As the skeleton of burnt wreckage still smouldered, a bus rigged with bombs exploded in a downtown shopping district in Karrada, killing at least 11 people and wounding 18, defence and security sources said.
In the northern and predominantly Shia district of Al-Utaifiyah, a suicide bomber boarded a minibus and blew himself up, killing six people and wounding 10, said another security official on condition of anonymity.
Soon after nightfall, another two roadside bombs exploded within minutes of each other in Karrada, killing eight people and wounding 23, a security official said. ‘
Reuters adds further attacks, including truck bombings in the northern city of Mosul that left 4 dead and 17 wounded.
Richard Oppel of the NYT profiles the deadly situation in Baquba, northeast of Baghdad.

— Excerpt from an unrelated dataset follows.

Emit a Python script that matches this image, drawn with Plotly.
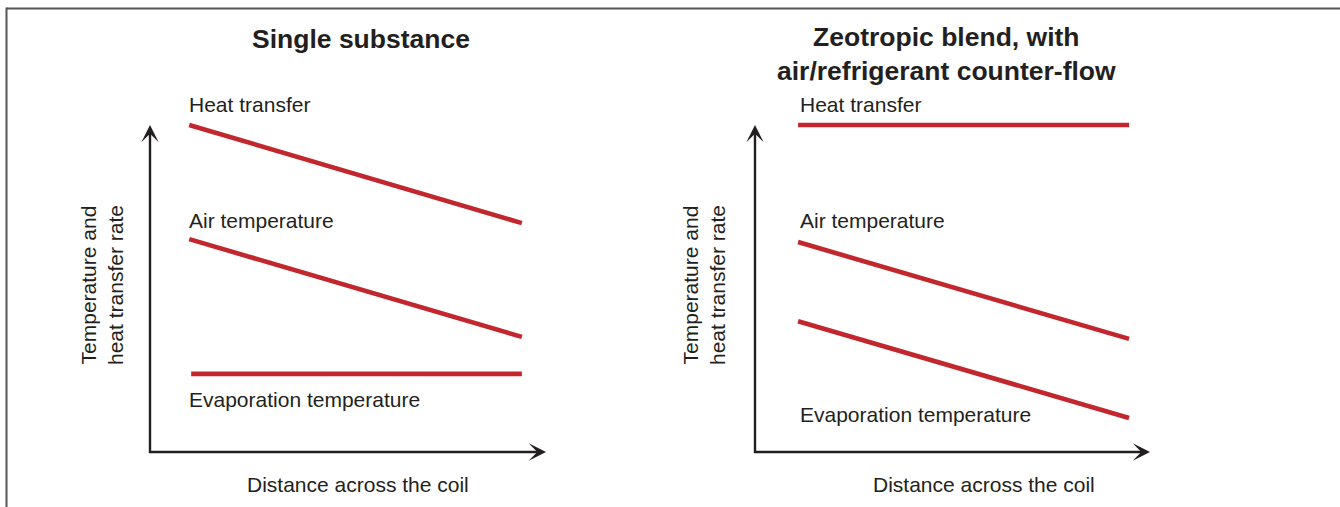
import plotly.graph_objects as go

W, H = 1340, 507

# ---- data (distance across coil, relative level 0..10) ----
left_x = [0.99, 9.39]
left_heat = [10.0, 7.0]
left_air = [6.51, 3.52]
left_evap_x = [1.04, 9.39]
left_evap = [2.39, 2.39]

right_x = [1.09, 9.47]
right_heat = [10.0, 10.0]
right_air = [6.42, 3.46]
right_evap = [4.0, 1.04]

panel_titles = ["Single substance", "Zeotropic blend, with<br>air/refrigerant counter-flow"]
series_labels = ["Heat transfer", "Air temperature", "Evaporation temperature"]
x_label = "Distance across the coil"
y_label = "Temperature and<br>heat transfer rate"

RED = "#c1272d"
INK = "#231f20"
FONT = "Liberation Sans, Arial, Helvetica, sans-serif"


def px(x):
    return x / W


def py(y):
    return 1 - y / H


fig = go.Figure()


# subplot geometry: range [-1, 11] with 0..10 mapped to axis origin..arrow tip
def dom_x(origin, tip):
    u = (tip - origin) / 10.0
    return [px(origin - u), px(tip + u)]


y0_px, ytip_px = 452, 125
uy = (y0_px - ytip_px) / 10.0
ydom = [py(y0_px + uy), py(ytip_px - uy)]

fig.update_layout(
    xaxis=dict(domain=dom_x(150, 546), range=[-1, 11], visible=False, anchor="y"),
    yaxis=dict(domain=ydom, range=[-1, 11], visible=False, anchor="x"),
    xaxis2=dict(domain=dom_x(755, 1150), range=[-1, 11], visible=False, anchor="y2"),
    yaxis2=dict(domain=ydom, range=[-1, 11], visible=False, anchor="x2"),
)

line_style = dict(color=RED, width=4.6)
fig.add_trace(go.Scatter(x=left_x, y=left_heat, mode="lines", line=line_style, xaxis="x", yaxis="y", name=series_labels[0]))
fig.add_trace(go.Scatter(x=left_x, y=left_air, mode="lines", line=line_style, xaxis="x", yaxis="y", name=series_labels[1]))
fig.add_trace(go.Scatter(x=left_evap_x, y=left_evap, mode="lines", line=line_style, xaxis="x", yaxis="y", name=series_labels[2]))
fig.add_trace(go.Scatter(x=right_x, y=right_heat, mode="lines", line=line_style, xaxis="x2", yaxis="y2", name=series_labels[0]))
fig.add_trace(go.Scatter(x=right_x, y=right_air, mode="lines", line=line_style, xaxis="x2", yaxis="y2", name=series_labels[1]))
fig.add_trace(go.Scatter(x=right_x, y=right_evap, mode="lines", line=line_style, xaxis="x2", yaxis="y2", name=series_labels[2]))

ann = []
# axis arrows
for xr, yr in (("x", "y"), ("x2", "y2")):
    ann.append(dict(x=0, y=10, ax=0, ay=-0.08, xref=xr, yref=yr, axref=xr, ayref=yr, text="",
                    showarrow=True, arrowhead=3, arrowsize=1.2, arrowwidth=2.4, arrowcolor=INK))
    ann.append(dict(x=10, y=0, ax=-0.06, ay=0, xref=xr, yref=yr, axref=xr, ayref=yr, text="",
                    showarrow=True, arrowhead=3, arrowsize=1.2, arrowwidth=2.4, arrowcolor=INK))

lab_font = dict(family=FONT, size=21, color=INK)
title_font = dict(family=FONT, size=26.5, color=INK)


def text(x, y, s, font, xanchor="left", angle=0):
    ann.append(dict(x=px(x), y=py(y), xref="paper", yref="paper", text=s, showarrow=False,
                    xanchor=xanchor, yanchor="middle", font=font, textangle=angle))


# titles
text(361, 39, "<b>%s</b>" % panel_titles[0], title_font, "center")
text(946, 54, "<b>%s</b>" % panel_titles[1].replace("<br>", "</b><br><b>"), title_font, "center")

# series labels
text(187, 105, series_labels[0], lab_font)
text(187, 220, series_labels[1], lab_font)
text(187, 399, series_labels[2], lab_font)
text(798, 105, series_labels[0], lab_font)
text(798, 220, series_labels[1], lab_font)
text(798, 414, series_labels[2], lab_font)

# axis titles
text(358, 484, x_label, lab_font, "center")
text(984, 484, x_label, lab_font, "center")
text(102, 285, y_label, lab_font, "center", -90)
text(704, 285, y_label, lab_font, "center", -90)

fig.update_layout(
    annotations=ann,
    width=W, height=H,
    margin=dict(l=0, r=0, t=0, b=0),
    paper_bgcolor="white", plot_bgcolor="rgba(0,0,0,0)",
    showlegend=False,
    shapes=[
        dict(type="line", xref="paper", yref="paper", x0=px(6.5), x1=1.0, y0=py(8.5), y1=py(8.5),
             line=dict(color="#555555", width=2)),
        dict(type="line", xref="paper", yref="paper", x0=px(6.5), x1=px(6.5), y0=py(7.5), y1=0,
             line=dict(color="#555555", width=2)),
    ],
)

fig.write_html("out.html", config={"displayModeBar": False},
               post_script="document.body.style.margin='0px';document.body.style.overflow='hidden';")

Not a good scene.
Al-Hayat writes in Arabic that according to Shaikh Ali al-Faris of the Dulaim, some Sunni Arab tribes in the north are reaching out to Shiite tribes in the south in hopes of building an Iraqi national movement to force US troops out of their country, which would transcend sectarian considerations. If any such pan-Islamic alliance ever did develop, it would become very difficult for the US to stay in Iraq. Faris maintains that attempts by the Iraqi government to bring guerrilla groups into the political process have failed, largely because of the ongoing foreign occupation, which is a deal breaker for them. He dismisses allegations by other Sheikhs that the tribes are going over to the al-Maliki government and the Americans. This is the most balanced article I’ve seen in al-Hayat on the role of the tribes of al-Anbar province.

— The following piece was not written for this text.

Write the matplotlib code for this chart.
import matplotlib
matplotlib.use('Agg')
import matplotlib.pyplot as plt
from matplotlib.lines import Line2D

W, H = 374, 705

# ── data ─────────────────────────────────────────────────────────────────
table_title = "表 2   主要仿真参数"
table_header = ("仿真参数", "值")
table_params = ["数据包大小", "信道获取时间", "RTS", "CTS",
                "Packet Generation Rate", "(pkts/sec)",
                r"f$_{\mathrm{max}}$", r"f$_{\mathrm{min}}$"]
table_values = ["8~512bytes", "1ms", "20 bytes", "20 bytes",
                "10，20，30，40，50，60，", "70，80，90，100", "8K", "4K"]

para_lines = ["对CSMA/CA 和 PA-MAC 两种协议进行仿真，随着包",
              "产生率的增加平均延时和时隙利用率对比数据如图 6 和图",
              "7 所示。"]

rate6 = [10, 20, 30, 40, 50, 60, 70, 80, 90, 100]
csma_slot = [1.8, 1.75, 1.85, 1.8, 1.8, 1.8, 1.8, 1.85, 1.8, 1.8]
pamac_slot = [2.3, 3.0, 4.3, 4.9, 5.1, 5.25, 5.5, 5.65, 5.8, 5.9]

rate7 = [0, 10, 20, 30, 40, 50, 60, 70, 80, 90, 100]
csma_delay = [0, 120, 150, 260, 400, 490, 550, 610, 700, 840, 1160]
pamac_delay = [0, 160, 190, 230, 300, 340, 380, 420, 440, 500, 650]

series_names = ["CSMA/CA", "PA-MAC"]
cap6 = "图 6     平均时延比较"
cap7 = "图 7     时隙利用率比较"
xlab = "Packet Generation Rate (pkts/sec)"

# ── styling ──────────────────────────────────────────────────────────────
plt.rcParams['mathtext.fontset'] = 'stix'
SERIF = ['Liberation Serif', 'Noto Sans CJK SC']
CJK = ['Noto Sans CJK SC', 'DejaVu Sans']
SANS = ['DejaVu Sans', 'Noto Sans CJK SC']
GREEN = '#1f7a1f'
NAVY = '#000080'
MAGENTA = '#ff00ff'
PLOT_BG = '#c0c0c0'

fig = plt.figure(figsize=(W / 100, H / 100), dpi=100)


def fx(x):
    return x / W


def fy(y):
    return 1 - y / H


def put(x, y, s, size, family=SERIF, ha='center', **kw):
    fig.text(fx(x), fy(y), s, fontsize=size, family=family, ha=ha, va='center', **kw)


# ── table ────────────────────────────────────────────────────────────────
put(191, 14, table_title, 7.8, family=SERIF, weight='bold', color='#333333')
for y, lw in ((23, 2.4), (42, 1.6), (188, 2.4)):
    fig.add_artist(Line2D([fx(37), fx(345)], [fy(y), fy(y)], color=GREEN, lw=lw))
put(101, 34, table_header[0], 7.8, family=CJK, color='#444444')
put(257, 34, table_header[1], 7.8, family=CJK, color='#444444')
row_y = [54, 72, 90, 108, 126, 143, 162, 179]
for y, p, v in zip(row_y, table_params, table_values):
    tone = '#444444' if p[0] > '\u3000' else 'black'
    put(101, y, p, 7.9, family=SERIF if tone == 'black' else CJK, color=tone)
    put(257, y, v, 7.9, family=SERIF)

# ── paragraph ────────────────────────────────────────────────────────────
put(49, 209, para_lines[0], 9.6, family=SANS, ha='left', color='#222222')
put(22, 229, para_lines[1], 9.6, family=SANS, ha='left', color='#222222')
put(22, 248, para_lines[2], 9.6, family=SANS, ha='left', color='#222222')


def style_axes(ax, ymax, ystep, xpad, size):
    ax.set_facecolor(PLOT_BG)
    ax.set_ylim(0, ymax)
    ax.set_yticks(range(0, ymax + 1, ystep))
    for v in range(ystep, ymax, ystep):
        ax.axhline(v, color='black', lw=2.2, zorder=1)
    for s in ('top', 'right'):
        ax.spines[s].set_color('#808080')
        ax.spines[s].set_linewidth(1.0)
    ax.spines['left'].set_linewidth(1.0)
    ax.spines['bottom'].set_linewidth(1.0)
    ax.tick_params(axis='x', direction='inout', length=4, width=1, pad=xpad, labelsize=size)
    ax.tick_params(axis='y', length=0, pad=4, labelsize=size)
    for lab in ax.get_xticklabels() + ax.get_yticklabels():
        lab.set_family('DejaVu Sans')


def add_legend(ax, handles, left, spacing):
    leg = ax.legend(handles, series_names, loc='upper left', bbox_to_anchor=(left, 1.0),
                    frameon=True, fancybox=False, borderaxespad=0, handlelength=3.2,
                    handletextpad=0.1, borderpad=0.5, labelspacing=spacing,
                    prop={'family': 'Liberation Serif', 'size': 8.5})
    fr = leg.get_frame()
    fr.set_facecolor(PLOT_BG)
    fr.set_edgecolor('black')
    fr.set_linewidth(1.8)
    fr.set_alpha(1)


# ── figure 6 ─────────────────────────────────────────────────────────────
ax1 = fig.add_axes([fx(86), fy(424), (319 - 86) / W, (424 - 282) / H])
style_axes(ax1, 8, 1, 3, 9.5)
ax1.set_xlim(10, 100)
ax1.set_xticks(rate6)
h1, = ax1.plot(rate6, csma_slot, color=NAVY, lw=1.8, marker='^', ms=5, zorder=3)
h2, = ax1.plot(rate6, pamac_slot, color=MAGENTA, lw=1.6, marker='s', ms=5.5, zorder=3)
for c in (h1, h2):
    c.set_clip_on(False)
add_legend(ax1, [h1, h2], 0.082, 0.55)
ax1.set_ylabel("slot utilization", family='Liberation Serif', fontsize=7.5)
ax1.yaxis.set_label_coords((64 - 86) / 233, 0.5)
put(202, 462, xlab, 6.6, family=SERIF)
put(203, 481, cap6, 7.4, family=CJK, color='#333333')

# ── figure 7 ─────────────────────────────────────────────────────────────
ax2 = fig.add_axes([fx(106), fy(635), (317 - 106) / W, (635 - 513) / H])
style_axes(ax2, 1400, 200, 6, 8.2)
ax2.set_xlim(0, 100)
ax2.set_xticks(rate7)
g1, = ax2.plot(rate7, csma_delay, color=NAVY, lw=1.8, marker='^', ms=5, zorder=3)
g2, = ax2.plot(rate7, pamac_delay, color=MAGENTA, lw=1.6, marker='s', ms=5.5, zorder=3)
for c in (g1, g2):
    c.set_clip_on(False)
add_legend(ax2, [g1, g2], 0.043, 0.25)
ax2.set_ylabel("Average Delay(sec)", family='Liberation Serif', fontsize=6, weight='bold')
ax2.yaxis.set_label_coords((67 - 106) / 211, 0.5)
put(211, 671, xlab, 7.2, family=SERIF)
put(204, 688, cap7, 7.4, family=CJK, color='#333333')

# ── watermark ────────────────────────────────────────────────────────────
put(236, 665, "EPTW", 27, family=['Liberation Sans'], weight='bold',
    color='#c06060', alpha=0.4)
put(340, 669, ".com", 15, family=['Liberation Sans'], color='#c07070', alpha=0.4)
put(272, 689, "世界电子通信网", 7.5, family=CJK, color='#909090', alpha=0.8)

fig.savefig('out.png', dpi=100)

James Zogby discusses the new role of Iraq as the ‘Afghanistan’ of the zeroes, attracting a Jihadist international from North Africa and elsewhere.
The United Nations High Commission on Human Rights is holding a conference to highlight the challenges facing the some 4 million Iraqis displaced by the aftermath of Bush’s invasion.

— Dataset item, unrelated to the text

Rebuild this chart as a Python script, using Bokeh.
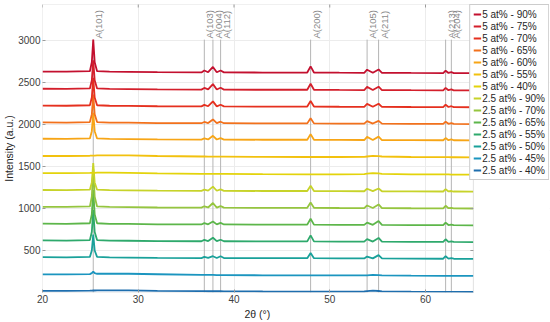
import math
from bokeh.plotting import figure
from bokeh.models import Legend, LegendItem, FixedTicker, ColumnDataSource, Range1d, BoxAnnotation, Title
from bokeh.core.properties import value
from bokeh.embed import file_html
from bokeh.resources import INLINE

# shared 2-theta sampling grid (degrees)
two_theta = [20, 22.5, 24.95, 25.15, 25.3, 25.45, 25.7, 27, 29, 32, 36.6, 36.9, 37.3, 37.8,
             38.2, 38.6, 38.95, 43, 47.65, 48.0, 48.35, 51, 53.6, 53.9, 54.5, 55.1, 55.45,
             58.5, 61.85, 62.1, 62.4, 62.7, 62.95, 65]

series_labels = ["5 at% - 90%", "5 at% - 75%", "5 at% - 70%", "5 at% - 65%", "5 at% - 60%",
                 "5 at% - 55%", "5 at% - 40%", "2.5 at% - 90%", "2.5 at% - 70%", "2.5 at% - 65%",
                 "2.5 at% - 55%", "2.5 at% - 50%", "2.5 at% - 45%", "2.5 at% - 40%"]

# vertical stacking offsets (a.u.)
offsets = [2630, 2425, 2225, 2025, 1830, 1625, 1420, 1220, 1020, 820, 620, 420, 215, 20]

s_5_90 = [0, -2, 4, 110, 380, 110, 4, -2, -4, -8, -10, 12, -8, 55, -9, 12, -10, -12, -12, 62, -12, -14, -15, 22, -14, 25, -15, -17, -18, 10, -17, -8, -18, -20]
s_5_75 = [0, -2, 4, 100, 340, 100, 4, -2, -4, -8, -10, 10, -8, 55, -9, 12, -10, -12, -12, 60, -12, -14, -15, 22, -14, 25, -15, -17, -18, 10, -17, -8, -18, -20]
s_5_70 = [0, -2, 4, 95, 330, 95, 4, -2, -4, -8, -10, 8, -8, 50, -9, 10, -10, -12, -12, 55, -12, -14, -15, 20, -14, 22, -15, -17, -18, 10, -17, -8, -18, -20]
s_5_65 = [0, -2, 4, 95, 330, 95, 4, -2, -4, -8, -10, 5, -8, 35, -9, 8, -10, -12, -12, 50, -12, -14, -15, 15, -14, 18, -15, -17, -18, 8, -17, -8, -18, -20]
s_5_60 = [0, -2, 4, 90, 310, 90, 4, -2, -4, -8, -10, 5, -8, 35, -9, 8, -10, -12, -12, 55, -12, -14, -15, 22, -14, 25, -15, -17, -18, 8, -17, -8, -18, -20]
s_5_55 = [0, 0, 3, 4, 5, 5, 6, 8, 6, 0, -6, -6, -7, -7, -8, -8, -8, -10, -12, -12, -12, -12, -10, -6, 0, -2, -6, -12, -14, -14, -14, -15, -15, -16]
s_5_40 = [0, 0, 3, 4, 5, 5, 6, 7, 5, -2, -8, -8, -8, -9, -9, -9, -9, -11, -13, -13, -13, -13, -10, -6, 0, -3, -7, -13, -15, -15, -15, -16, -16, -17]
s_25_90 = [0, -2, 4, 90, 320, 90, 4, -2, -4, -8, -10, 4, -8, 40, -9, 8, -10, -12, -12, 50, -12, -14, -15, 15, -14, 18, -15, -17, -18, 10, -17, -12, -18, -20]
s_25_70 = [0, -2, 4, 120, 450, 120, 4, -2, -4, -8, -10, 6, -8, 45, -9, 8, -10, -12, -12, 50, -12, -14, -15, 15, -14, 28, -15, -17, -18, 12, -17, -12, -18, -20]
s_25_65 = [0, -2, 4, 110, 400, 110, 4, -2, -4, -8, -10, 6, -8, 25, -9, 8, -10, -12, -12, 58, -12, -14, -15, 12, -14, 30, -15, -17, -18, 12, -17, -12, -18, -20]
s_25_55 = [0, -2, 4, 100, 360, 100, 4, -2, -4, -8, -10, 6, -8, 32, -9, 8, -10, -12, -12, 60, -12, -14, -15, 15, -14, 30, -15, -17, -18, 14, -17, -12, -18, -20]
s_25_50 = [0, -2, 4, 80, 270, 80, 4, -2, -4, -8, -10, 4, -8, 12, -9, 12, -10, -12, -12, 50, -12, -14, -15, 8, -14, 25, -15, -17, -18, 12, -17, -12, -18, -20]
s_25_45 = [0, 0, 4, 15, 35, 15, 8, 10, 8, 2, -6, -6, -6, -6, -7, -7, -8, -10, -12, -12, -12, -12, -12, -10, -6, -8, -10, -14, -16, -16, -16, -16, -17, -18]
s_25_40 = [0, 0, 2, 3, 4, 4, 5, 6, 5, 0, -4, -4, -5, -5, -5, -5, -6, -8, -10, -10, -10, -10, -8, -4, 2, -2, -6, -10, -12, -12, -12, -13, -13, -14]

profiles = [s_5_90, s_5_75, s_5_70, s_5_65, s_5_60, s_5_55, s_5_40,
            s_25_90, s_25_70, s_25_65, s_25_55, s_25_50, s_25_45, s_25_40]

colors = ["#C3102F", "#D41F2B", "#E5301F", "#F2711C", "#F7A516", "#F2C10E", "#E3D30B",
          "#C7D32A", "#95C53F", "#5DB64A", "#2EA96C", "#19A19A", "#1B95BF", "#1E6EAE"]

peak_pos = [25.3, 36.9, 37.8, 38.6, 48.0, 53.9, 55.1, 62.1, 62.7]
peak_names = ["A(101)", "A(103)", "A(004)", "A(112)", "A(200)", "A(105)", "A(211)", "A(213)", "A(204)"]
peak_line_top = 3010
peak_label_y = 3022

x_min, x_max = 20, 65
y_min, y_max = 0, 3428
x_ticks = [20, 30, 40, 50, 60]
y_ticks = [500, 1000, 1500, 2000, 2500, 3000]

FONT = "Liberation Sans"
FRAME = "#9a9a9a"

# the frame is widened past 65 deg to host the legend at the right of the data box
p = figure(width=550, height=322, output_backend="svg", toolbar_location=None,
           x_range=Range1d(x_min, 72.95), y_range=Range1d(y_min, y_max),
           min_border_left=42, min_border_right=1, min_border_top=4, min_border_bottom=30)

p.yaxis.axis_label = "Intensity (a.u.)"
for ax in (p.xaxis[0], p.yaxis[0]):
    ax.axis_label_text_font = FONT
    ax.axis_label_text_font_size = "10.5px"
    ax.axis_label_text_font_style = "normal"
    ax.axis_label_text_color = "#262626"
    ax.axis_label_standoff = 0
    ax.major_label_text_font = FONT
    ax.major_label_text_font_size = "10px"
    ax.major_label_text_color = "#404040"
    ax.major_label_standoff = 2
    ax.major_tick_in = 3
    ax.major_tick_out = 0
    ax.minor_tick_in = 0
    ax.minor_tick_out = 0
    ax.axis_line_color = None
    ax.major_tick_line_color = FRAME
p.xaxis.ticker = FixedTicker(ticks=x_ticks)
p.yaxis.ticker = FixedTicker(ticks=y_ticks)

# x axis title, centred under the 20-65 deg data box
p.add_layout(Title(text="2θ (°)", align="left", offset=202, standoff=0,
                   text_font=FONT, text_font_size="10.5px", text_font_style="normal",
                   text_color="#262626"), "below")

p.outline_line_color = None
p.xgrid.grid_line_color = "#ececec"
p.ygrid.grid_line_color = "#ececec"
p.xgrid.ticker = FixedTicker(ticks=x_ticks)
p.ygrid.ticker = FixedTicker(ticks=y_ticks)

# peak reference lines and labels
pk = ColumnDataSource(dict(x=peak_pos, y0=[y_min] * len(peak_pos), y1=[peak_line_top] * len(peak_pos),
                           ty=[peak_label_y] * len(peak_pos), name=peak_names))
p.segment(x0="x", y0="y0", x1="x", y1="y1", source=pk, line_color="#b5b5b5", line_width=1)
p.text(x="x", y="ty", text="name", source=pk, angle=math.pi / 2, text_align="left",
       text_baseline="top", text_font=value(FONT), text_font_size="9.5px", text_color="#8a8a8a")

renderers = {}
for lab, off, prof, col in reversed(list(zip(series_labels, offsets, profiles, colors))):
    ys = [off + v for v in prof]
    r = p.line(two_theta, ys, line_color=col, line_width=1.8)
    renderers[lab] = r

# inward ticks on the top and right sides of the data box (box-style axes)
p.scatter(x=x_ticks, y=[y_max] * len(x_ticks), marker="dash", size=6, angle=math.pi / 2,
          line_color=FRAME, line_width=1)
p.scatter(x=[x_max] * len(y_ticks), y=y_ticks, marker="dash", size=6,
          line_color=FRAME, line_width=1)

# blank out the area right of the data box, then draw the data box border
p.add_layout(BoxAnnotation(left=x_max, fill_color="white", fill_alpha=1.0, line_color=None))
p.add_layout(BoxAnnotation(left=x_min, right=x_max, fill_alpha=0.0, line_color=FRAME, line_width=1))

items = [LegendItem(label=lab, renderers=[renderers[lab]]) for lab in series_labels]
legend = Legend(items=items, location="top_right", margin=0, padding=3, spacing=0,
                label_height=12, glyph_height=12, glyph_width=8, label_standoff=1,
                label_text_font=FONT, label_text_font_size="10px", label_text_color="#262626",
                border_line_color=FRAME, background_fill_color="white",
                background_fill_alpha=1.0)
p.add_layout(legend, "center")

open("out.html", "w").write(file_html(p, INLINE))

Al-Zaman also reports that the issue of Kirkuk will be taken up at the Sharm el Sheikh conference of Iraqis and their neighbors scheduled for April 20. Residents of various ethnicities will discuss its possible fate.
As longtime readers know, I think Kirkuk province should be partitioned and the parts with high Kurdish populations be given to the Kurds. Turkmen and Arabs should have their own enclaves.
Patrick Seale on the role of the Neoconservatives and the Israeli Right in pushing the United States into the Iraq War.